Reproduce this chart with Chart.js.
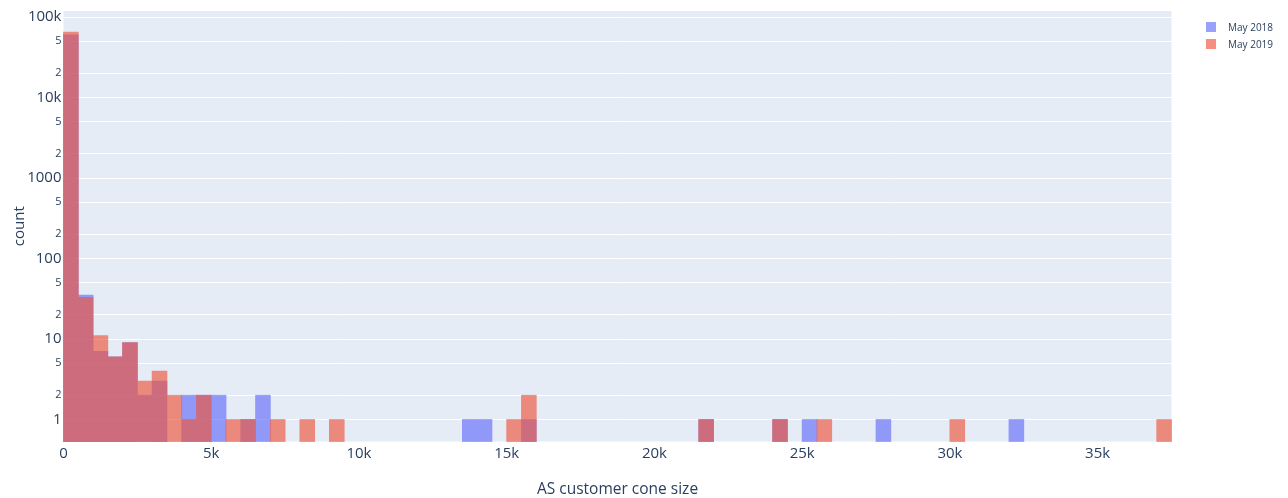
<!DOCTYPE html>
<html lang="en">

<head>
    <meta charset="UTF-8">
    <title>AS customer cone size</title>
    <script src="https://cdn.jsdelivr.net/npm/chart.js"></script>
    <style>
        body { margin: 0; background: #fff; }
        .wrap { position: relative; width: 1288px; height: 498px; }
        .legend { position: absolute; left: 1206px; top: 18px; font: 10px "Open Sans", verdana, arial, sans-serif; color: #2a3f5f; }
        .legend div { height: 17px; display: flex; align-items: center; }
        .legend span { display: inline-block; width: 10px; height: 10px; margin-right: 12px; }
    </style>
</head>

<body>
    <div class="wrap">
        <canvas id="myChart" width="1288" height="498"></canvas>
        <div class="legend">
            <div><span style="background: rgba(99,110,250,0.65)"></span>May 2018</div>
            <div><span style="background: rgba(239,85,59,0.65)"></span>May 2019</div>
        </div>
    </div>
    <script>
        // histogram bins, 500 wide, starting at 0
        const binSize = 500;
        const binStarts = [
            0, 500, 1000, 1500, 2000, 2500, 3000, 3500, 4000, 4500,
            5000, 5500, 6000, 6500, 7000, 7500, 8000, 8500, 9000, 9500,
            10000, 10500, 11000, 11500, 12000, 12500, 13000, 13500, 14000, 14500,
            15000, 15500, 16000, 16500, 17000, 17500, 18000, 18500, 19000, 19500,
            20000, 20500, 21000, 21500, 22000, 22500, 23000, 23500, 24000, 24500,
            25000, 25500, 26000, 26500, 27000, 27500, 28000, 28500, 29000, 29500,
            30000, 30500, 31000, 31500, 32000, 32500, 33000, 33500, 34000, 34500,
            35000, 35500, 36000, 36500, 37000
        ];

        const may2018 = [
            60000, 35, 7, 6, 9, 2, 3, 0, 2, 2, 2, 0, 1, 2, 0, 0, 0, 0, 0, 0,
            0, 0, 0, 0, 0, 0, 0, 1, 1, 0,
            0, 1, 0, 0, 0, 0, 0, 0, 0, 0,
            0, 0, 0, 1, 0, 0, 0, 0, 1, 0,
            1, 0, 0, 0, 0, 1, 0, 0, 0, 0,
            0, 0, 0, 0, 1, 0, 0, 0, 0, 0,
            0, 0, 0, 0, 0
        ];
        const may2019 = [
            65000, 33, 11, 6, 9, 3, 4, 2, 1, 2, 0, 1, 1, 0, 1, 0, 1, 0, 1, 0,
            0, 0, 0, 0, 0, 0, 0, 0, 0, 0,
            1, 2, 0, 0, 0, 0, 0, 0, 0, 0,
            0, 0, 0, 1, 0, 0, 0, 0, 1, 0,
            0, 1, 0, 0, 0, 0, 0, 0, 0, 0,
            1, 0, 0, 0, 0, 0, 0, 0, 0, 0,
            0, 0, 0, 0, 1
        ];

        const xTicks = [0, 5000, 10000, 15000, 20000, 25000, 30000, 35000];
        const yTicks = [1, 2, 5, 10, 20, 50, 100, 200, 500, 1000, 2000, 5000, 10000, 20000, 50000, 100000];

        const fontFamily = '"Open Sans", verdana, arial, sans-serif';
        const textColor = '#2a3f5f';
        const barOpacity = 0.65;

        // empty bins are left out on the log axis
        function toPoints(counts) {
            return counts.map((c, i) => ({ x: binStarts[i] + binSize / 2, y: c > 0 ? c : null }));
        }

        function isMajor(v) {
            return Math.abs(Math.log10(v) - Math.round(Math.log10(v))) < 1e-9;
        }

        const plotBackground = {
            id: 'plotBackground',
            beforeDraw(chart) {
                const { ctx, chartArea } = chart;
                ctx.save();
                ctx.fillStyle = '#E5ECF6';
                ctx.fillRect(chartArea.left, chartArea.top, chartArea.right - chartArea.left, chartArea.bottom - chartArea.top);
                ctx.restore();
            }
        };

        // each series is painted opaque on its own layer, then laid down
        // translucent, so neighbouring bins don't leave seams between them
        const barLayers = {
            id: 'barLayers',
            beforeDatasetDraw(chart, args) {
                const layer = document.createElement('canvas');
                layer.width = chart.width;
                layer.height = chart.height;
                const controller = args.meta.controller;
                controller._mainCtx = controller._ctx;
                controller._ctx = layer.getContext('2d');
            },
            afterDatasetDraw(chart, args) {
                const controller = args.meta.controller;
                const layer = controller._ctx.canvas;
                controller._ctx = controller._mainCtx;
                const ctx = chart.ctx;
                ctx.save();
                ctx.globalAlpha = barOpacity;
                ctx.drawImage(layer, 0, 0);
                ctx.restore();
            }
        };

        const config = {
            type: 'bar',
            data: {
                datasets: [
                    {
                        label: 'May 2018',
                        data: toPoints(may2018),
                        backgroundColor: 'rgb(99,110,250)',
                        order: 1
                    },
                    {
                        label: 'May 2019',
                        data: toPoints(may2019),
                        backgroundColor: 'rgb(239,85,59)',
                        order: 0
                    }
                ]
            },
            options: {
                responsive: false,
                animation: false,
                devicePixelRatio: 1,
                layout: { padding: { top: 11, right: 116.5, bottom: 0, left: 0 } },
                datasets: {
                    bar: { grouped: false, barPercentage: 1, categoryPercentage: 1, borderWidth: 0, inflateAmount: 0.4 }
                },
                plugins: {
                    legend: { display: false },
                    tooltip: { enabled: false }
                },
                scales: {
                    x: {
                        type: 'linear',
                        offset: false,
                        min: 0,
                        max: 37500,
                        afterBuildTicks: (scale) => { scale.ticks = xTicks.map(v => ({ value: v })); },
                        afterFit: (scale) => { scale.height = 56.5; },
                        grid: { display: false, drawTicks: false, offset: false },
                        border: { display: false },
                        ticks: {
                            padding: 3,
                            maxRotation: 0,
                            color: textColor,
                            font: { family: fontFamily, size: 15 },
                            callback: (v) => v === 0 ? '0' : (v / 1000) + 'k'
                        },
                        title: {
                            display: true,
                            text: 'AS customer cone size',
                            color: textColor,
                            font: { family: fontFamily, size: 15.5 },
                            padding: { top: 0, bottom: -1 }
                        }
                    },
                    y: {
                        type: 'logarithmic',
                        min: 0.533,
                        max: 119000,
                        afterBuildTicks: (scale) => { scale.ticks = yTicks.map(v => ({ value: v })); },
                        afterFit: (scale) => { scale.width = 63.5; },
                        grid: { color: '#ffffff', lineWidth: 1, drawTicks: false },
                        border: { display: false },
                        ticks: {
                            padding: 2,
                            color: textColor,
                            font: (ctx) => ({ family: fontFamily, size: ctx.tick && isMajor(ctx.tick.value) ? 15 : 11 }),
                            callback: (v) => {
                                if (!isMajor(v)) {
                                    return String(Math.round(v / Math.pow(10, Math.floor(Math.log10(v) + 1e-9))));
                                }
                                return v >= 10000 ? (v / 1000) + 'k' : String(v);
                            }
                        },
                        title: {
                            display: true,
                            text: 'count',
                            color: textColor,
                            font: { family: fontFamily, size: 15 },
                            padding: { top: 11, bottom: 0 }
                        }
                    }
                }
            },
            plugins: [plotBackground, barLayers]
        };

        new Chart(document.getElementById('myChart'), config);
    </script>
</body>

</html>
* * * *
**TASK:**
Reproduce the material word for word. Any pictures should be left out of the copy.

**THE RESPONSE:**
Reproduce this chart with Chart.js.
<!DOCTYPE html>
<html lang="en">

<head>
    <meta charset="UTF-8">
    <title>AS customer cone size</title>
    <script src="https://cdn.jsdelivr.net/npm/chart.js"></script>
    <style>
        body { margin: 0; background: #fff; }
        .wrap { position: relative; width: 1288px; height: 498px; }
        .legend { position: absolute; left: 1206px; top: 18px; font: 10px "Open Sans", verdana, arial, sans-serif; color: #2a3f5f; }
        .legend div { height: 17px; display: flex; align-items: center; }
        .legend span { display: inline-block; width: 10px; height: 10px; margin-right: 12px; }
    </style>
</head>

<body>
    <div class="wrap">
        <canvas id="myChart" width="1288" height="498"></canvas>
        <div class="legend">
            <div><span style="background: rgba(99,110,250,0.65)"></span>May 2018</div>
            <div><span style="background: rgba(239,85,59,0.65)"></span>May 2019</div>
        </div>
    </div>
    <script>
        // histogram bins, 500 wide, starting at 0
        const binSize = 500;
        const binStarts = [
            0, 500, 1000, 1500, 2000, 2500, 3000, 3500, 4000, 4500,
            5000, 5500, 6000, 6500, 7000, 7500, 8000, 8500, 9000, 9500,
            10000, 10500, 11000, 11500, 12000, 12500, 13000, 13500, 14000, 14500,
            15000, 15500, 16000, 16500, 17000, 17500, 18000, 18500, 19000, 19500,
            20000, 20500, 21000, 21500, 22000, 22500, 23000, 23500, 24000, 24500,
            25000, 25500, 26000, 26500, 27000, 27500, 28000, 28500, 29000, 29500,
            30000, 30500, 31000, 31500, 32000, 32500, 33000, 33500, 34000, 34500,
            35000, 35500, 36000, 36500, 37000
        ];

        const may2018 = [
            60000, 35, 7, 6, 9, 2, 3, 0, 2, 2, 2, 0, 1, 2, 0, 0, 0, 0, 0, 0,
            0, 0, 0, 0, 0, 0, 0, 1, 1, 0,
            0, 1, 0, 0, 0, 0, 0, 0, 0, 0,
            0, 0, 0, 1, 0, 0, 0, 0, 1, 0,
            1, 0, 0, 0, 0, 1, 0, 0, 0, 0,
            0, 0, 0, 0, 1, 0, 0, 0, 0, 0,
            0, 0, 0, 0, 0
        ];
        const may2019 = [
            65000, 33, 11, 6, 9, 3, 4, 2, 1, 2, 0, 1, 1, 0, 1, 0, 1, 0, 1, 0,
            0, 0, 0, 0, 0, 0, 0, 0, 0, 0,
            1, 2, 0, 0, 0, 0, 0, 0, 0, 0,
            0, 0, 0, 1, 0, 0, 0, 0, 1, 0,
            0, 1, 0, 0, 0, 0, 0, 0, 0, 0,
            1, 0, 0, 0, 0, 0, 0, 0, 0, 0,
            0, 0, 0, 0, 1
        ];

        const xTicks = [0, 5000, 10000, 15000, 20000, 25000, 30000, 35000];
        const yTicks = [1, 2, 5, 10, 20, 50, 100, 200, 500, 1000, 2000, 5000, 10000, 20000, 50000, 100000];

        const fontFamily = '"Open Sans", verdana, arial, sans-serif';
        const textColor = '#2a3f5f';
        const barOpacity = 0.65;

        // empty bins are left out on the log axis
        function toPoints(counts) {
            return counts.map((c, i) => ({ x: binStarts[i] + binSize / 2, y: c > 0 ? c : null }));
        }

        function isMajor(v) {
            return Math.abs(Math.log10(v) - Math.round(Math.log10(v))) < 1e-9;
        }

        const plotBackground = {
            id: 'plotBackground',
            beforeDraw(chart) {
                const { ctx, chartArea } = chart;
                ctx.save();
                ctx.fillStyle = '#E5ECF6';
                ctx.fillRect(chartArea.left, chartArea.top, chartArea.right - chartArea.left, chartArea.bottom - chartArea.top);
                ctx.restore();
            }
        };

        // each series is painted opaque on its own layer, then laid down
        // translucent, so neighbouring bins don't leave seams between them
        const barLayers = {
            id: 'barLayers',
            beforeDatasetDraw(chart, args) {
                const layer = document.createElement('canvas');
                layer.width = chart.width;
                layer.height = chart.height;
                const controller = args.meta.controller;
                controller._mainCtx = controller._ctx;
                controller._ctx = layer.getContext('2d');
            },
            afterDatasetDraw(chart, args) {
                const controller = args.meta.controller;
                const layer = controller._ctx.canvas;
                controller._ctx = controller._mainCtx;
                const ctx = chart.ctx;
                ctx.save();
                ctx.globalAlpha = barOpacity;
                ctx.drawImage(layer, 0, 0);
                ctx.restore();
            }
        };

        const config = {
            type: 'bar',
            data: {
                datasets: [
                    {
                        label: 'May 2018',
                        data: toPoints(may2018),
                        backgroundColor: 'rgb(99,110,250)',
                        order: 1
                    },
                    {
                        label: 'May 2019',
                        data: toPoints(may2019),
                        backgroundColor: 'rgb(239,85,59)',
                        order: 0
                    }
                ]
            },
            options: {
                responsive: false,
                animation: false,
                devicePixelRatio: 1,
                layout: { padding: { top: 11, right: 116.5, bottom: 0, left: 0 } },
                datasets: {
                    bar: { grouped: false, barPercentage: 1, categoryPercentage: 1, borderWidth: 0, inflateAmount: 0.4 }
                },
                plugins: {
                    legend: { display: false },
                    tooltip: { enabled: false }
                },
                scales: {
                    x: {
                        type: 'linear',
                        offset: false,
                        min: 0,
                        max: 37500,
                        afterBuildTicks: (scale) => { scale.ticks = xTicks.map(v => ({ value: v })); },
                        afterFit: (scale) => { scale.height = 56.5; },
                        grid: { display: false, drawTicks: false, offset: false },
                        border: { display: false },
                        ticks: {
                            padding: 3,
                            maxRotation: 0,
                            color: textColor,
                            font: { family: fontFamily, size: 15 },
                            callback: (v) => v === 0 ? '0' : (v / 1000) + 'k'
                        },
                        title: {
                            display: true,
                            text: 'AS customer cone size',
                            color: textColor,
                            font: { family: fontFamily, size: 15.5 },
                            padding: { top: 0, bottom: -1 }
                        }
                    },
                    y: {
                        type: 'logarithmic',
                        min: 0.533,
                        max: 119000,
                        afterBuildTicks: (scale) => { scale.ticks = yTicks.map(v => ({ value: v })); },
                        afterFit: (scale) => { scale.width = 63.5; },
                        grid: { color: '#ffffff', lineWidth: 1, drawTicks: false },
                        border: { display: false },
                        ticks: {
                            padding: 2,
                            color: textColor,
                            font: (ctx) => ({ family: fontFamily, size: ctx.tick && isMajor(ctx.tick.value) ? 15 : 11 }),
                            callback: (v) => {
                                if (!isMajor(v)) {
                                    return String(Math.round(v / Math.pow(10, Math.floor(Math.log10(v) + 1e-9))));
                                }
                                return v >= 10000 ? (v / 1000) + 'k' : String(v);
                            }
                        },
                        title: {
                            display: true,
                            text: 'count',
                            color: textColor,
                            font: { family: fontFamily, size: 15 },
                            padding: { top: 11, bottom: 0 }
                        }
                    }
                }
            },
            plugins: [plotBackground, barLayers]
        };

        new Chart(document.getElementById('myChart'), config);
    </script>
</body>

</html>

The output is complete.